» **DIRECTION**
Transcribe each line of the material as it is, and drop any picture.

» **DATA EXTRACT**
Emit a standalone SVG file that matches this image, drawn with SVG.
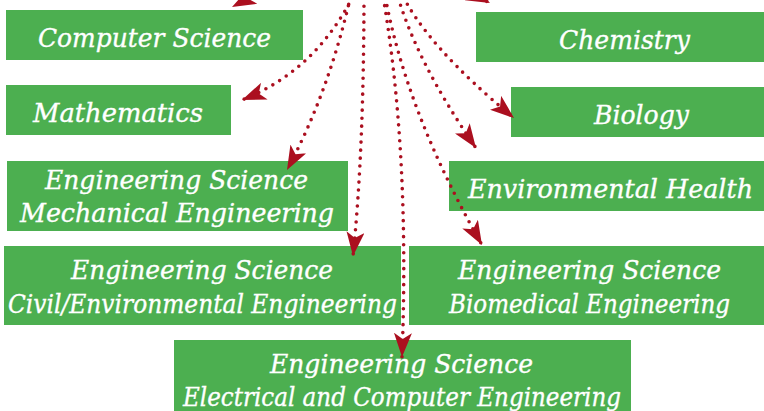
<svg xmlns="http://www.w3.org/2000/svg" width="764" height="411" viewBox="0 0 764 411">
<defs>
<style>
.box{fill:#4caf50}
.lbl{fill:#ffffff;stroke:#ffffff;stroke-width:0.35;font-family:"DejaVu Serif","Liberation Serif",serif;font-style:italic;font-size:26px}
.con{fill:none;stroke:#ab0f1f;stroke-width:3.6;stroke-linecap:round;stroke-dasharray:0 8;marker-end:url(#ah)}
</style>
<marker id="ah" markerUnits="userSpaceOnUse" viewBox="0 0 24 18" markerWidth="24" markerHeight="18" refX="24" refY="9" orient="auto">
<path d="M0,0 L24,9 L0,18 L6,9 Z" fill="#ab0f1f"/>
</marker>
</defs>
<rect width="764" height="411" fill="#ffffff"/>
<g id="computer-science"><rect class="box" x="6" y="10" width="297" height="50"/><text class="lbl" x="38" y="47" textLength="233" lengthAdjust="spacingAndGlyphs">Computer Science</text></g>
<g id="mathematics"><rect class="box" x="6" y="85" width="225" height="50"/><text class="lbl" x="33" y="122" textLength="170" lengthAdjust="spacingAndGlyphs">Mathematics</text></g>
<g id="chemistry"><rect class="box" x="476" y="12" width="288" height="50"/><text class="lbl" x="559" y="49" textLength="131" lengthAdjust="spacingAndGlyphs">Chemistry</text></g>
<g id="biology"><rect class="box" x="511" y="87" width="253" height="50"/><text class="lbl" x="594" y="124" textLength="95" lengthAdjust="spacingAndGlyphs">Biology</text></g>
<g id="mechanical"><rect class="box" x="7" y="161" width="341" height="70"/><text class="lbl" x="45" y="189" textLength="263" lengthAdjust="spacingAndGlyphs">Engineering Science</text><text class="lbl" x="20" y="222" textLength="314" lengthAdjust="spacingAndGlyphs">Mechanical Engineering</text></g>
<g id="environmental-health"><rect class="box" x="449" y="161" width="315" height="50"/><text class="lbl" x="468" y="198" textLength="285" lengthAdjust="spacingAndGlyphs">Environmental Health</text></g>
<g id="civil"><rect class="box" x="4" y="246" width="397" height="79"/><text class="lbl" x="71" y="279" textLength="262" lengthAdjust="spacingAndGlyphs">Engineering Science</text><text class="lbl" x="8" y="313" textLength="389" lengthAdjust="spacingAndGlyphs">Civil/Environmental Engineering</text></g>
<g id="biomedical"><rect class="box" x="409" y="246" width="355" height="79"/><text class="lbl" x="458" y="279" textLength="263" lengthAdjust="spacingAndGlyphs">Engineering Science</text><text class="lbl" x="449" y="313" textLength="281" lengthAdjust="spacingAndGlyphs">Biomedical Engineering</text></g>
<g id="electrical"><rect class="box" x="174" y="340" width="457" height="80"/><text class="lbl" x="270" y="373" textLength="263" lengthAdjust="spacingAndGlyphs">Engineering Science</text><text class="lbl" x="183" y="406" textLength="438" lengthAdjust="spacingAndGlyphs">Electrical and Computer Engineering</text></g>
<g id="connectors">
<path class="con" d="M330,-24 Q268,-12 232,7"/>
<path class="con" d="M420,-26 Q460,-12 490,3"/>
<path class="con" d="M356,-10 Q318,70 242,100"/>
<path class="con" d="M352,-10 Q330,90 287,170"/>
<path class="con" d="M364,-10 Q364,150 353,256"/>
<path class="con" d="M382,-10 Q410,150 402,357"/>
<path class="con" d="M384,-10 Q405,110 482,245"/>
<path class="con" d="M396,-10 Q415,60 476,148"/>
<path class="con" d="M400,-10 Q425,45 514,118"/>
</g>
</svg>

» **RESULT OF THIS EXERCISE**
Emit a standalone SVG file that matches this image, drawn with SVG.
<svg xmlns="http://www.w3.org/2000/svg" width="764" height="411" viewBox="0 0 764 411">
<defs>
<style>
.box{fill:#4caf50}
.lbl{fill:#ffffff;stroke:#ffffff;stroke-width:0.35;font-family:"DejaVu Serif","Liberation Serif",serif;font-style:italic;font-size:26px}
.con{fill:none;stroke:#ab0f1f;stroke-width:3.6;stroke-linecap:round;stroke-dasharray:0 8;marker-end:url(#ah)}
</style>
<marker id="ah" markerUnits="userSpaceOnUse" viewBox="0 0 24 18" markerWidth="24" markerHeight="18" refX="24" refY="9" orient="auto">
<path d="M0,0 L24,9 L0,18 L6,9 Z" fill="#ab0f1f"/>
</marker>
</defs>
<rect width="764" height="411" fill="#ffffff"/>
<g id="computer-science"><rect class="box" x="6" y="10" width="297" height="50"/><text class="lbl" x="38" y="47" textLength="233" lengthAdjust="spacingAndGlyphs">Computer Science</text></g>
<g id="mathematics"><rect class="box" x="6" y="85" width="225" height="50"/><text class="lbl" x="33" y="122" textLength="170" lengthAdjust="spacingAndGlyphs">Mathematics</text></g>
<g id="chemistry"><rect class="box" x="476" y="12" width="288" height="50"/><text class="lbl" x="559" y="49" textLength="131" lengthAdjust="spacingAndGlyphs">Chemistry</text></g>
<g id="biology"><rect class="box" x="511" y="87" width="253" height="50"/><text class="lbl" x="594" y="124" textLength="95" lengthAdjust="spacingAndGlyphs">Biology</text></g>
<g id="mechanical"><rect class="box" x="7" y="161" width="341" height="70"/><text class="lbl" x="45" y="189" textLength="263" lengthAdjust="spacingAndGlyphs">Engineering Science</text><text class="lbl" x="20" y="222" textLength="314" lengthAdjust="spacingAndGlyphs">Mechanical Engineering</text></g>
<g id="environmental-health"><rect class="box" x="449" y="161" width="315" height="50"/><text class="lbl" x="468" y="198" textLength="285" lengthAdjust="spacingAndGlyphs">Environmental Health</text></g>
<g id="civil"><rect class="box" x="4" y="246" width="397" height="79"/><text class="lbl" x="71" y="279" textLength="262" lengthAdjust="spacingAndGlyphs">Engineering Science</text><text class="lbl" x="8" y="313" textLength="389" lengthAdjust="spacingAndGlyphs">Civil/Environmental Engineering</text></g>
<g id="biomedical"><rect class="box" x="409" y="246" width="355" height="79"/><text class="lbl" x="458" y="279" textLength="263" lengthAdjust="spacingAndGlyphs">Engineering Science</text><text class="lbl" x="449" y="313" textLength="281" lengthAdjust="spacingAndGlyphs">Biomedical Engineering</text></g>
<g id="electrical"><rect class="box" x="174" y="340" width="457" height="80"/><text class="lbl" x="270" y="373" textLength="263" lengthAdjust="spacingAndGlyphs">Engineering Science</text><text class="lbl" x="183" y="406" textLength="438" lengthAdjust="spacingAndGlyphs">Electrical and Computer Engineering</text></g>
<g id="connectors">
<path class="con" d="M330,-24 Q268,-12 232,7"/>
<path class="con" d="M420,-26 Q460,-12 490,3"/>
<path class="con" d="M356,-10 Q318,70 242,100"/>
<path class="con" d="M352,-10 Q330,90 287,170"/>
<path class="con" d="M364,-10 Q364,150 353,256"/>
<path class="con" d="M382,-10 Q410,150 402,357"/>
<path class="con" d="M384,-10 Q405,110 482,245"/>
<path class="con" d="M396,-10 Q415,60 476,148"/>
<path class="con" d="M400,-10 Q425,45 514,118"/>
</g>
</svg>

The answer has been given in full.